Шестой день, и последний. Грызли сухари, запивая кипятком. Сидим по каютам, прислушиваясь к шагам проводницы. Она прохаживается, бренча ключами и раздумывая, что бы еще учесть. Дело в том, что учет белья закончился, пустые каюты тоже убраны и приготовлены к сдаче, так что очередь, видимо, за нашими каютами. Каждую минуту могут отобрать постельное белье, но мы решили бороться: ехать еще больше суток, а совсем без одеял будет холодно. Алеше, который все равно ходит по коридору, поручено не спускать глаз с дверей обоих туалетов. При попытке со стороны обслуживающего персонала закрыть туалеты на учет Алеша должен сопротивляться и звать нас на помощь. Все эти распоряжения отдала Софья Васильевна. Удивляюсь ее мужеству. Питается только кипятком, но энергична, деловита, ходит за Виктором Иванычем, лечит Сашину бабушку. День ясный, но холодный. Сидеть нельзя, очень дует по ногам. Я лежу, укрывшись одеялом и поясами. Один раз мне почудилось, что в замочной скважине блеснул глаз проводницы и тихо повернулась ручка двери... В другой раз показалось, что кто-то заглянул в окно. Видимо, и у меня сдают нервы.

Шум воды усилился: приступили к мойке нашей палубы. Ее поливают из шлангов сверху. Я согрелась и задремала. Очнулась от криков. Сбросив пояса, я выглянула в окно и увидела, что вместе с палубой поливают маленького Сашу. Видимо, мальчик, ничего не подозревая, вышел на воздух поиграть. Я хотела было кинуться на помощь, но тут же увидела Сашину бабушку. Она мчалась по лужам, вздымая брызги, растрепанная, в развевающемся халате. Схватив ребенка на руки и ловко уклоняясь от преследующей струи, бабушка вбежала внутрь. Там ее уже поджидала Софья Васильевна с одеялами наготове. Удивительный человек. Никогда не теряется и делает как раз то, что необходимо!

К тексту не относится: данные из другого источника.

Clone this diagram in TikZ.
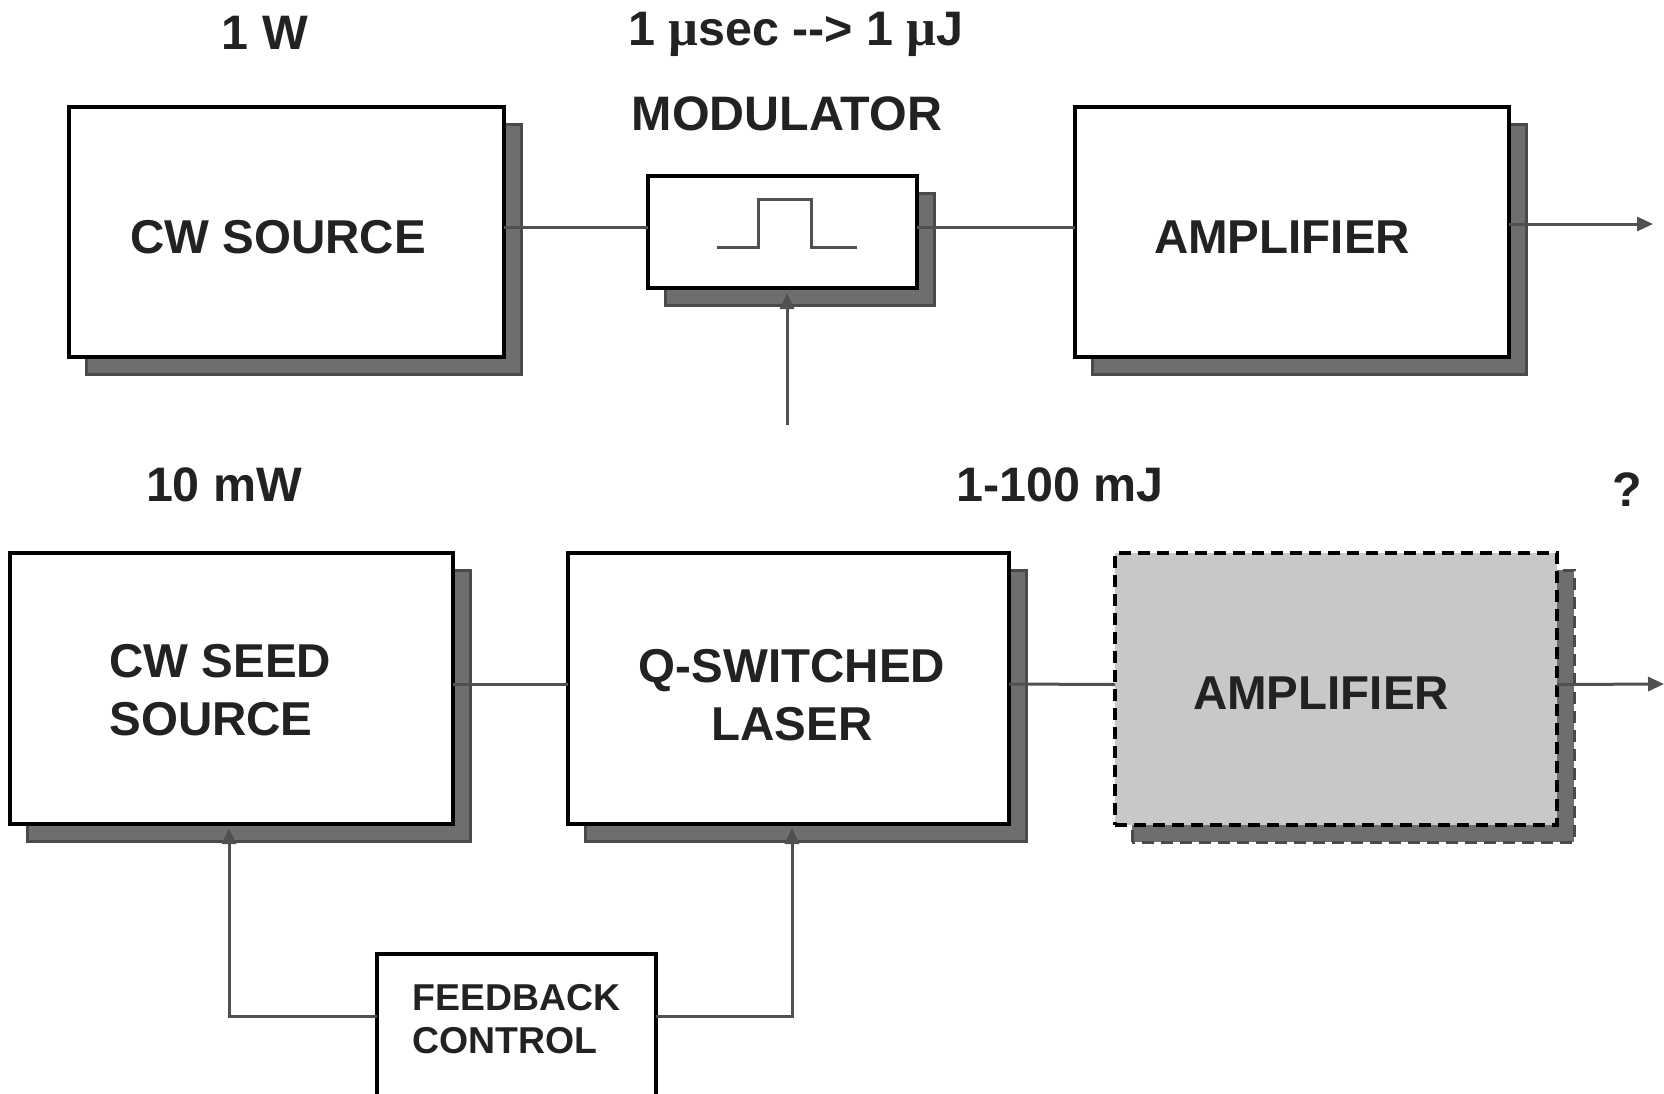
\documentclass[tikz,border=0pt]{standalone}
\usepackage{fontspec}
\setmainfont{Liberation Sans}
\newfontfamily\greekfont{Liberation Serif}
\usetikzlibrary{arrows.meta,backgrounds}

\definecolor{wirec}{HTML}{505050}
\definecolor{shadefill}{HTML}{6E6E6E}
\definecolor{shadeedge}{HTML}{4A4A4A}
\definecolor{inkc}{HTML}{222222}
\definecolor{optfill}{HTML}{C8C8C8}

\tikzset{
  blockbox/.style={draw=black, line width=2pt, fill=white, inner sep=0pt, outer sep=0pt},
  optbox/.style={blockbox, fill=optfill, dash pattern=on 6pt off 3.5pt},
  shadowbox/.style={fill=shadefill, draw=shadeedge, line width=1.5pt},
  wire/.style={draw=wirec, line width=1.5pt},
  arrowwire/.style={wire, -{Triangle[length=8pt,width=7pt]}},
  toplabel/.style={font=\bfseries\fontsize{24.2}{29}\selectfont, text=inkc, inner sep=0pt, anchor=base},
  boxtext/.style={font=\bfseries\fontsize{23.75}{29}\selectfont, text=inkc, inner sep=0pt, anchor=base},
  boxtextl/.style={boxtext, anchor=base west},
  smalltext/.style={font=\bfseries\fontsize{18.7}{22}\selectfont, text=inkc, inner sep=0pt, anchor=base west},
}

\begin{document}
\begin{tikzpicture}[x=0.5pt, y=-0.5pt]
  \useasboundingbox (0,0) rectangle (1664,1093);

  % ---- blocks ----
  \node[blockbox, minimum width=217.5pt, minimum height=125pt] (cws)  at (286.5,232) {};
  \node[blockbox, minimum width=134.5pt, minimum height=56pt]  (mod)  at (782.5,232) {};
  \node[blockbox, minimum width=217pt,   minimum height=125pt] (amp1) at (1292,232) {};
  \node[blockbox, minimum width=221.5pt, minimum height=135.5pt] (seed) at (231.5,688.5) {};
  \node[blockbox, minimum width=220.5pt, minimum height=135.5pt] (qsw)  at (788.5,688.5) {};
  \node[optbox,   minimum width=221pt,   minimum height=136pt] (amp2) at (1336,689) {};
  \node[blockbox, minimum width=139.5pt, minimum height=76pt]  (fb)   at (516.5,1030) {};

  % ---- drop shadows ----
  \begin{scope}[on background layer]
    \foreach \b in {cws,mod,amp1,seed,qsw}{
      \draw[shadowbox] ([shift={(17,17)}]\b.south west) rectangle ([shift={(17,17)}]\b.north east);
    }
    \draw[shadowbox, dash pattern=on 6pt off 3.5pt]
      ([shift={(17,17)}]amp2.south west) rectangle ([shift={(17,17)}]amp2.north east);
  \end{scope}

  % ---- labels ----
  \node[toplabel] (lw)   at (265,49)  {1 W};
  \node[toplabel] (lmu)  at (796,45)  {1 {\greekfont\fontsize{26}{29}\selectfont µ}sec -{}-{}> 1 {\greekfont\fontsize{26}{29}\selectfont µ}J};
  \node[toplabel] (lmod) at (787,130) {MODULATOR};
  \node[toplabel] (lmw)  at (224,501) {10 mW};
  \node[toplabel] (lmj)  at (1060,501) {1-100 mJ};
  \node[toplabel] (lq)   at (1627,506) {?};

  \node[boxtext]  (tcws)  at (278,253)  {CW SOURCE};
  \node[boxtext]  (tamp1) at (1282,253) {AMPLIFIER};
  \node[boxtextl] (tseed1) at (109,677) {CW SEED};
  \node[boxtextl] (tseed2) at (109,735) {SOURCE};
  \node[boxtext]  (tqsw1) at (792,682)  {Q-SWITCHED};
  \node[boxtext]  (tqsw2) at (792,740)  {LASER};
  \node[boxtext]  (tamp2) at (1321,709) {AMPLIFIER};
  \node[smalltext] (tfb1) at (412,1010) {FEEDBACK};
  \node[smalltext] (tfb2) at (412,1053) {CONTROL};

  % ---- pulse symbol in the modulator ----
  \draw[wire] (mod.center) ++(-65.5,15) -- ++(41,0) -- ++(0,-48) -- ++(53,0) -- ++(0,48) -- ++(46,0);

  % ---- connectors ----
  \coordinate (out1) at (1653,224);
  \coordinate (modin) at (787,425);
  \coordinate (out2) at (1664,684);

  \draw[wire] ([yshift=2.5pt]cws.east) -- ([yshift=2.5pt]mod.west);
  \draw[wire] ([yshift=2.5pt]mod.east) -- ([yshift=2.5pt]amp1.west);
  \draw[arrowwire] ([yshift=4pt]amp1.east) -- (out1);
  \draw[arrowwire] (modin) -- ([xshift=2.25pt,yshift=-2.5pt]mod.south);

  \draw[wire] ([yshift=2.25pt]seed.east) -- ([yshift=2.25pt]qsw.west);
  \draw[wire] ([yshift=2.25pt]qsw.east) -- ([yshift=2.25pt]amp2.west);
  \draw[arrowwire] ([yshift=2.25pt]amp2.east) -- (out2);

  \draw[arrowwire] ([yshift=7pt]fb.west) -| ([xshift=-1.25pt,yshift=-2pt]seed.south);
  \draw[arrowwire] ([yshift=7pt]fb.east) -| ([xshift=1.75pt,yshift=-2pt]qsw.south);
\end{tikzpicture}
\end{document}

После этого случая палубу перегородили скамейками и веревками и нам запретили там гулять. Очень предусмотрительно, по-моему. А то еще кого-нибудь могут облить.

День закончился тем, что мы все-таки, разыскав Раечку (она уже все сдала, убрала и наслаждалась законным отдыхом, вышивая крестом), попросили ее принести нам сколько есть порций зернистой икры. Раечка сказала: "Давно бы так!" Икра была совсем сухая, но питательная.

Вечер. Темно. Слышно, как проводницы, отчаявшиеся проникнуть в наши каюты, убирают музыкальный салон.

Последняя запись.Это я уже пишу в Москве, куда мы приехали из Уфы поездом. На юг мы не попали, потому что в самолете надо сидеть, а Алеша сидеть совсем не может. Но в общем нам повезло: доехали благополучно. Алеша в клинике, Виктор Иваныч тоже, а Сашину бабушку уложили в больницу в Уфе. Алеша пишет письмо министру речного флота: «Когда мы плыли, мы везде видели плакаты, призывающие речников бороться за лучшее обслуживание пассажиров. Может быть, они перестанут бороться, а начнут просто по-человечески к нам относиться, предоставляя нам за наши деньги (простите эту подробность) то, на что мы имеем законное право? Обслуживающий персонал теплохода требовал от нас сознательности: у них, дескать, последний рейс. А у нас-то ведь отпуск! За что же нас его лишили?»

Сегодня я посетила Виктора Иваныча. Он, оказывается, тоже пишет письмо. Очень живо у него получается. Конец такой: "Я мог бы назвать имя теплохода, но к чему? Боюсь, что не только на одном этом теплоходе "последние рейсы" проходят таким образом... И, увы, не только на теплоходах... Вы пробовали зайти в сберкассу за двадцать минут до закрытия или в столовую в "последний час"? Пробовали? Тогда вы поймете, что я имею в виду!"

Очень повезло, что Алеше и Виктору Иванычу есть чем заняться. А то ведь в клинике скучно.

Да, вот еще. Выяснилось, почему у Алеши радикулит. Врач нас все допрашивал: не лежал ли Алеша в болоте или на сырой траве? Но мы твердо помнили, что не лежал. И вдруг догадались: он лежал в мокром постельном белье! Все-таки всегда важно знать причину.

Как только Алеша сможет сидеть, мы поедем домой.